The protestor provided no eyewitness evidence in support of its protest.  Two witnesses identified by the protestor did not cooperate with our investigator.  One failed to return two phone voicemessages.[2]  The second witness answered our investigator’s phone call but hung up upon learning the purpose of the call.


No photos or other graphic evidence corroborated the allegation.


A protest without supporting evidence will be denied.  Rivers, 2011 ESD 222 (April 19, 2011).


Accordingly, we DENY this protest.[3]


Any interested party not satisfied with this determination may request a hearing before the Election Appeals Master within two (2) working days of receipt of this decision.  The parties are reminded that, absent extraordinary circumstances, no party may rely upon evidence that was not presented to the Office of the Election Supervisor in any such appeal.  Requests for a hearing shall be made in writing, shall specify the basis for the appeal, and shall be served upon:


Kathleen A. Roberts

Election Appeals Master


620 Eighth Avenue, 34th floor

New York, NY 10018


Copies of the request for hearing must be served upon the parties, as well as upon the Election Supervisor for the International Brotherhood of Teamsters, 1050 17th Street, N.W., Suite 375, Washington, D.C. 20036, all within the time prescribed above.  A copy of the protest must accompany the request for hearing.


                                                                        Richard W. Mark

                                                                        Election Supervisor

cc:        Kathleen A. Roberts

            2015 ESD 10  




Bradley T. Raymond, General Counsel

International Brotherhood of Teamsters

25 Louisiana Avenue, NW

Washington, DC 20001


David J. Hoffa

1701 K Street NW, Ste 350

Washington DC 20036


Ken Paff

Teamsters for a Democratic Union

P.O. Box 10128

Detroit, MI 48210-0128


Barbara Harvey

1394 E. Jefferson Avenue

Detroit, MI 48207


Teamsters United

315 Flatbush Avenue, #501

Brooklyn, NY 11217


Louie Nikolaidis

350 West 31st Street, Suite 40

New York, NY 10001


Julian Gonzalez

350 West 31st Street, Suite 40

New York, NY 10001


David O’Brien Suetholz

515 Park Avenue

Louisville, KY 45202


Fred Zuckerman

P.O. Box 9493

Louisville, KY 40209


Teamsters Local Union 396

880 S. Oak Park Road, Suite 200

Covina, CA 91724


Michael Miller

P.O. Box 251673

Los Angeles, CA 90025-1673


Deborah Schaaf

1521 Grizzly Gulch

Helena, MT 59601


Jeffrey Ellison

214 S. Main Street, Suite 210

Ann Arbor, MI 48104



[1] “No candidate or member may campaign during his/her working hours.  Campaigning incidental to work is not, however, violateive of this section.  Further, campaigning during paid vacation, paid lunch hours or breaks, or similar paid time off is also not a violation of this section.”  Article VII, Section 12(a).

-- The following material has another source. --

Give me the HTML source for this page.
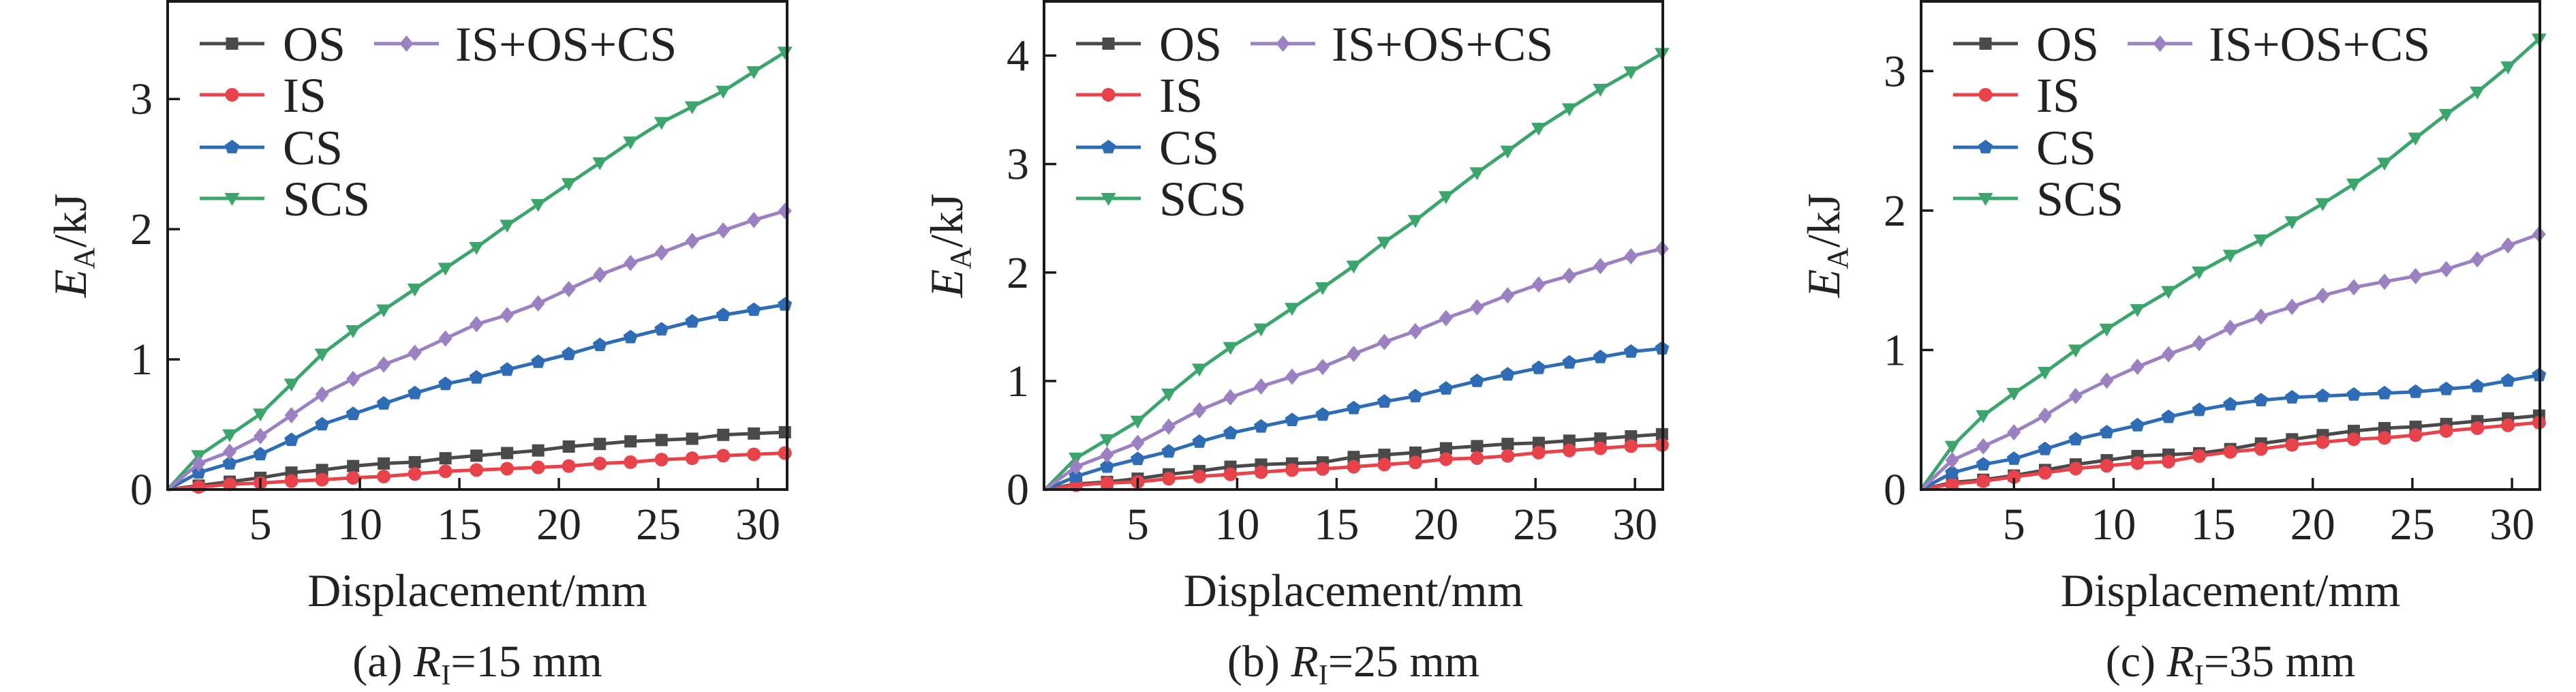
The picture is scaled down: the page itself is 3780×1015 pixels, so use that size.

[2] The witness’s voicemail announcement was in Spanish, prompting our investigator to leave voicemessages in Spanish.

[3] In addition to defending the protest on the merits, Hoffa-Hall 2016 argues that it is untimely filed.  The protest was filed July 8, alleging conduct the protest stated occurred July 1 but investigation showed occurred June 29 and 30.  The protest further stated that the protestor became aware of the conduct on July 7, the day before the protest was filed.  Article XIII, Section 2(b) states that protests must be filed within two working days of the day the protest becomes aware or reasonably should have become aware of the action protested.  Given the lack of evidence supporting the protest, we did not investigate and do not decide whether the protestor should reasonably have become aware of the action protested before July 7.